Enter: motd             To display this message of the day again.
=============================================================================
Password changing and password security.     Enter:       see passwd
For information about Internet email hoaxes. Enter:         see hoax
Continuing your account after graduation?    Enter:   see graduation
Information on how to set email forwarding.  Enter:       forwarding
Setting a vacation or auto-reply message.    Enter      see vacation
Information on connecting to MHC from home.  Enter:       see access
Obtaining a student computer IP number.      Enter:       ip-request
Information about your various disk spaces.  Enter: see accountspace
Inclement weather and general information.    Call:     413-538-2330
-----------------------------------------------------------------------------
Web information.
  Residence hall networking:  http://www.mtholyoke.edu/lits/network/resnet
  Other network/systems use:  http://www.mtholyoke.edu/lits/network
  General computer help:      http://www.mtholyoke.edu/lits/tsr
-----------------------------------------------------------------------------
Information on the health of our computer/network systems, enter:   sysnews
-----------------------------------------------------------------------------

How to Ask Questions

This FAQ, and all the other documentation availabe at Mount Holyoke and elsewhere, may not contain the answer to your problems. In that case, you need to ask your question in a way that assures you the best solution with the least hassle to your or anyone else.

This means, mainly, giving as much information as you know, even if you think it might be irrelevant. If something used to work and doesn't any more, mention anything else that changed in the meantime. What were you doing at the time? Can you reproduce the problem? Did you get any error messages? (What were they? Cite them as accurately as possible.) Are you sure it's not something really obvious and simple? (If the printer won't respond, is it plugged in?) Do some problemsolving and experimentation before asking for help, and then report what you did and found out. More information is always better.

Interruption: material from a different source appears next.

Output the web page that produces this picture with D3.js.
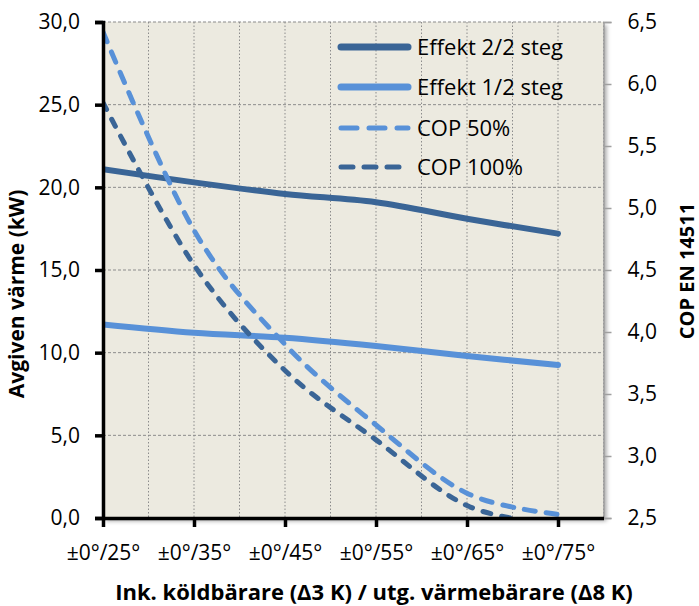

But most of all, get to know your computer system and the MHC system. Hopefully this FAQ will help you with that. Read through it, experiment, make mistakes, and learn from them. The next time you have a question to ask, you'll have that much more knowledge backing you up so that you get an answer as good as the question.


Glossary

Glossary of common internet terms

Internet Service Provider (ISP)
The company/institution that provides your internet access. On campus, MHC functions as your ISP.
Pine
The email client run on the MHC system.
PuTTY
A terminal emulation program which can use both telnet and SSH protocols to connect to a computer system.
shell
A program on a Unix or Linux computer which reads commands from the user and passes them on to be executed by other programs. A shell is generally a command-line interface, but Windows' graphical interface is also a shell.
The default shell on MHC is csh. Other common shells are sh (the Bourne shell), bash (the Bourne-Again SHell), and ksh (the Korn shell).
shell account
An account with an ISP that allows you to connect directly to the server using telnet or SSH protocols and to execute commands through the shell. Similar to shell access.
SSH
Stands for Secure SHell. A protocol used by terminal emulation programs such as PuTTY which encodes data and is secure, unlike telnet.
Tera Term
One of many terminal emulation programs which use the telnet protocol to connect to a computer system. The telnet protocol is insecure, meaning that data (such as usernames and passwords) is unencrypted and available to anyone who intercepts it. A patch to the Tera Term program can allow it to use the secure SSH protocol.
terminal emulation program
A program run on a PC or Mac to connect to another computer system. Examples are Tera Term or PuTTY.